Recent Accounting Pronouncements

FSP 142-3

In April 2008, the FASB issued FSP No. 142-3, Determination of the Useful Life of Intangible Assets (“FSP 142-3”). FSP 142-3 amends the factors that should be considered in developing renewal or extension assumptions used to determine the useful life of a recognized intangible asset under SFAS 142 and requires enhanced disclosures relating to: (a) the entity’s accounting policy on the treatment of costs incurred to renew or extend the term of a recognized intangible asset; (b) in the period of acquisition or renewal, the weighted-average period prior to the next renewal or extension (both explicit and implicit), by major intangible asset class and (c) for an entity that capitalizes renewal or extension costs, the total amount of costs incurred in the period to renew or extend the term of a recognized intangible asset for each period for which a statement of financial position is presented, by major intangible asset class. FSP 142-3 must be applied prospectively to all intangible assets acquired as of and subsequent to fiscal years beginning after December 15, 2008, and interim periods within those fiscal years. Early adoption is prohibited. The Company is currently evaluating the potential impact that FSP 142-3 will have on its consolidated results of operations and financial condition.

FSP APB 14-1

In May 2008, the FASB issued FSP No.
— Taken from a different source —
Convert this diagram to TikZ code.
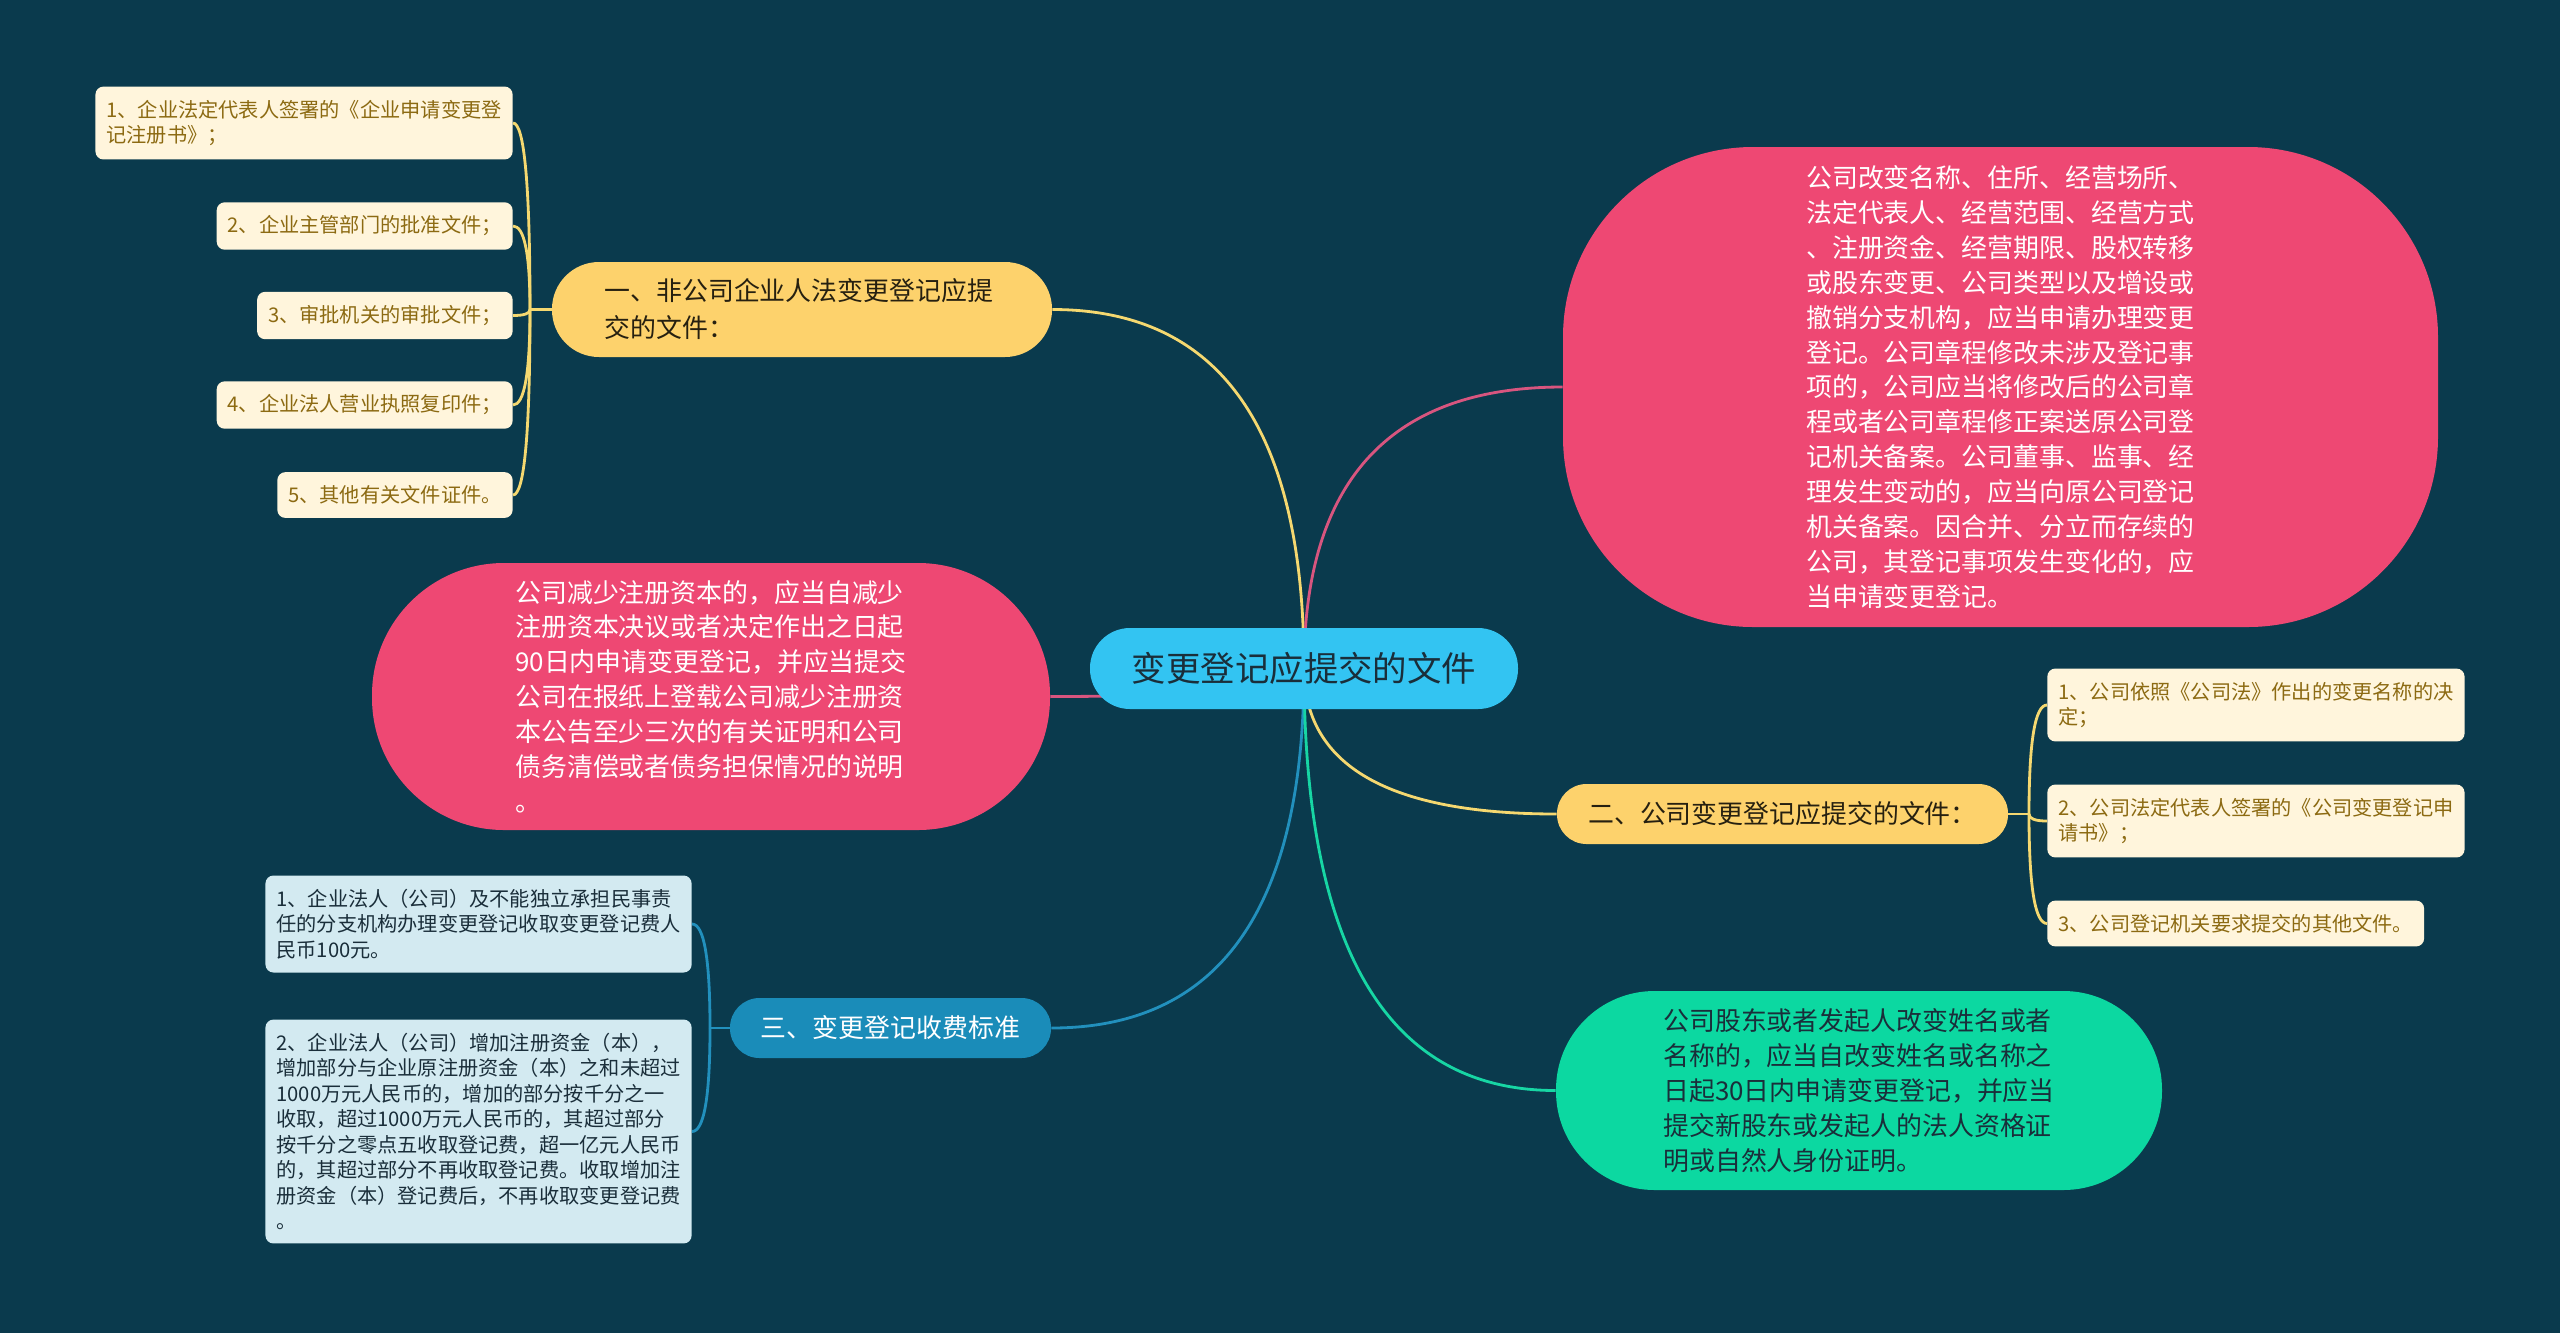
\documentclass[tikz,border=0pt]{standalone}
\usepackage{fontspec}
\setmainfont{Noto Sans CJK SC}
\usetikzlibrary{positioning, calc}

\definecolor{bgc}{HTML}{0A3A4D}
\definecolor{rootc}{HTML}{33C4F2}
\definecolor{yelc}{HTML}{FDD26C}
\definecolor{creamc}{HTML}{FFF5DC}
\definecolor{pinkc}{HTML}{EE4873}
\definecolor{greenc}{HTML}{0CD8A1}
\definecolor{bluec}{HTML}{1A8CB9}
\definecolor{lbluec}{HTML}{D3EAF1}
\definecolor{yline}{HTML}{F5D870}
\definecolor{pline}{HTML}{D8557F}
\definecolor{bline}{HTML}{2290BD}
\definecolor{gline}{HTML}{17D6A4}
\definecolor{brownc}{HTML}{8C6A12}
\definecolor{darkc}{HTML}{1A2E3A}

\pgfdeclarelayer{bg}
\pgfdeclarelayer{edges}
\pgfsetlayers{bg,edges,main}

\begin{document}
\begin{tikzpicture}[
    root/.style={fill=rootc, text=darkc, rounded corners=0.8cm, minimum width=8.56cm, minimum height=1.62cm, font=\fontsize{19.6}{24}\selectfont},
    topic_y/.style={fill=yelc, text=black!85!yelc, align=left, font=\fontsize{14.74}{21}\selectfont},
    topic_b/.style={fill=bluec, text=white, align=left, font=\fontsize{14.74}{21}\selectfont},
    bubble/.style={fill=pinkc, text=white, align=left, font=\fontsize{14.74}{19.84}\selectfont},
    bubble_g/.style={fill=greenc, text=darkc, align=left, font=\fontsize{14.74}{19.84}\selectfont},
    leaf_y/.style={fill=creamc, text=brownc, rounded corners=0.16cm, align=left, inner xsep=0.22cm, inner ysep=0.27cm, font=\fontsize{11.5}{14.5}\selectfont},
    leaf_b/.style={leaf_y, fill=lbluec, text=darkc},
    link/.style={line width=1.6pt, to path={.. controls ($(\tikztostart)!0.667!(\tikztostart |- \tikztotarget)$) and ($(\tikztotarget)!0.667!(\tikztostart |- \tikztotarget)$) .. (\tikztotarget)}},
    link_y/.style={link, yline},
    link_p/.style={link, pline},
    link_b/.style={link, bline},
    link_g/.style={link, gline}
]

\begin{pgfonlayer}{bg}
\fill[bgc] (0,0) rectangle (51.2,-26.66);
\end{pgfonlayer}
\useasboundingbox (0,0) rectangle (51.2,-26.66);

\node[root] (c) at (26.08,-13.37) {变更登记应提交的文件};

% first level
\node[topic_y, minimum width=10cm, minimum height=1.9cm, rounded corners=0.94cm, text width=7.9cm] (b1) at (16.04,-6.19) {一、非公司企业人法变更登记应提\\交的文件：};
\node[topic_y, minimum width=9.02cm, minimum height=1.2cm, rounded corners=0.59cm] (b2) at (35.65,-16.28) {二、公司变更登记应提交的文件：};
\node[topic_b, minimum width=6.42cm, minimum height=1.2cm, rounded corners=0.59cm] (b3) at (17.81,-20.56) {三、变更登记收费标准};

\node[bubble, minimum width=17.5cm, minimum height=9.6cm, rounded corners=3.8cm] (pr) at (40.01,-7.74) {公司改变名称、住所、经营场所、\\法定代表人、经营范围、经营方式\\、注册资金、经营期限、股权转移\\或股东变更、公司类型以及增设或\\撤销分支机构，应当申请办理变更\\登记。公司章程修改未涉及登记事\\项的，公司应当将修改后的公司章\\程或者公司章程修正案送原公司登\\记机关备案。公司董事、监事、经\\理发生变动的，应当向原公司登记\\机关备案。因合并、分立而存续的\\公司，其登记事项发生变化的，应\\当申请变更登记。};
\node[bubble, minimum width=13.56cm, minimum height=5.34cm, rounded corners=2.64cm] (pl) at (14.22,-13.93) {公司减少注册资本的，应当自减少\\注册资本决议或者决定作出之日起\\90日内申请变更登记，并应当提交\\公司在报纸上登载公司减少注册资\\本公告至少三次的有关证明和公司\\债务清偿或者债务担保情况的说明\\。};
\node[bubble_g, minimum width=12.12cm, minimum height=3.98cm, rounded corners=1.97cm] (g) at (37.18,-21.81) {公司股东或者发起人改变姓名或者\\名称的，应当自改变姓名或名称之\\日起30日内申请变更登记，并应当\\提交新股东或发起人的法人资格证\\明或自然人身份证明。};

% leaves of b1
\node[leaf_y, anchor=east] (l1) at (10.26,-2.46) {1、企业法定代表人签署的《企业申请变更登\\记注册书》；};
\node[leaf_y, anchor=east] (l2) at (10.26,-4.52) {2、企业主管部门的批准文件；};
\node[leaf_y, anchor=east] (l3) at (10.26,-6.31) {3、审批机关的审批文件；};
\node[leaf_y, anchor=east] (l4) at (10.26,-8.10) {4、企业法人营业执照复印件；};
\node[leaf_y, anchor=east] (l5) at (10.26,-9.90) {5、其他有关文件证件。};
\coordinate (j1) at (10.6,-6.19);

% leaves of b2
\node[leaf_y, anchor=west] (r1) at (40.94,-14.10) {1、公司依照《公司法》作出的变更名称的决\\定；};
\node[leaf_y, anchor=west] (r2) at (40.94,-16.42) {2、公司法定代表人签署的《公司变更登记申\\请书》；};
\node[leaf_y, anchor=west] (r3) at (40.94,-18.47) {3、公司登记机关要求提交的其他文件。};
\coordinate (j2) at (40.58,-16.28);

% leaves of b3
\node[leaf_b, anchor=east] (s1) at (13.84,-18.48) {1、企业法人（公司）及不能独立承担民事责\\任的分支机构办理变更登记收取变更登记费人\\民币100元。};
\node[leaf_b, anchor=east] (s2) at (13.84,-22.63) {2、企业法人（公司）增加注册资金（本），\\增加部分与企业原注册资金（本）之和未超过\\1000万元人民币的，增加的部分按千分之一\\收取，超过1000万元人民币的，其超过部分\\按千分之零点五收取登记费，超一亿元人民币\\的，其超过部分不再收取登记费。收取增加注\\册资金（本）登记费后，不再收取变更登记费\\。};
\coordinate (j3) at (14.2,-20.56);

\begin{pgfonlayer}{edges}
% edges from the root
\draw[link_y] (c.center) to (b1.east);
\draw[link_p] (c.center) to (pr.west);
\draw[link_p] (c.center) to (pl.east);
\draw[link_y] (c.center) to (b2.west);
\draw[link_b] (c.center) to (b3.east);
\draw[link_g] (c.center) to (g.west);

% brackets
\draw[link_y] (b1.west) -- (j1);
\draw[link_y] (j1) to (l1.east);
\draw[link_y] (j1) to (l2.east);
\draw[link_y] (j1) to (l3.east);
\draw[link_y] (j1) to (l4.east);
\draw[link_y] (j1) to (l5.east);

\draw[link_y] (b2.east) -- (j2);
\draw[link_y] (j2) to (r1.west);
\draw[link_y] (j2) to (r2.west);
\draw[link_y] (j2) to (r3.west);

\draw[link_b] (b3.west) -- (j3);
\draw[link_b] (j3) to (s1.east);
\draw[link_b] (j3) to (s2.east);
\end{pgfonlayer}

\end{tikzpicture}
\end{document}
APB 14-1, Accounting for Convertible Debt Instruments That May Be Settled in Cash Upon Conversion (Including Partial Cash Settlement) (“FSP APB 14-1”), which is effective for fiscal years beginning after December 15, 2008. FSP APB 14-1 clarifies that convertible debt instruments that may be settled in cash upon conversion are not addressed by paragraph 12 of APB No. 14, Accounting for Convertible Debt and Debt Issued with Stock Purchase Warrants. FSP APB 14-1 also specifies that issuers of such instruments should separately account for the liability and equity components in a manner that will reflect the entity’s nonconvertible debt borrowing rate when interest cost is recognized in subsequent periods. The Company will adopt FSP APB 14-1 beginning fiscal 2010. The adoption will have a material impact on the Company’s consolidated results of operations.

FSP EITF 03-6-1

In June 2008, the FASB issued FSP Emerging Issues Task Force (“EITF”) Issue No. 03-6-1, Determining Whether Instruments Granted in Share-Based Payment Transactions Are Participating Securities (“FSP EITF 03-6-1”). FSP EITF 03-6-1 clarified that all outstanding unvested share-based payment awards that contain rights to nonforfeitable dividends participate in undistributed earnings with common shareholders. Awards of this nature are considered participating securities and the two-class method of computing basic and diluted earnings per share must be applied. FSP EITF 03-6-1 is effective for fiscal years beginning after December 15, 2008. The Company is currently evaluating the potential impact that FSP EITF 03-6-1 will have on its consolidated results of operations and financial condition.

EITF 07-5

In June 2008, the FASB ratified EITF Issue No. 07-5, Determining Whether an Instrument (or Embedded Feature) Is Indexed to an Entity’s Own Stock (“EITF 07-5”). EITF 07-5 provides that an entity should use a two step approach to evaluate whether an equity-linked financial instrument (or embedded feature) is indexed to its own stock, including evaluating the instrument’s contingent exercise and settlement provisions. It also clarifies on the impact of foreign currency denominated strike prices and market-based employee stock option valuation instruments on the evaluation. EITF 07-5 is effective for fiscal years beginning after December 15, 2008. The Company is currently evaluating the potential impact that EITF 07-5 will have on its consolidated results of operations and financial condition.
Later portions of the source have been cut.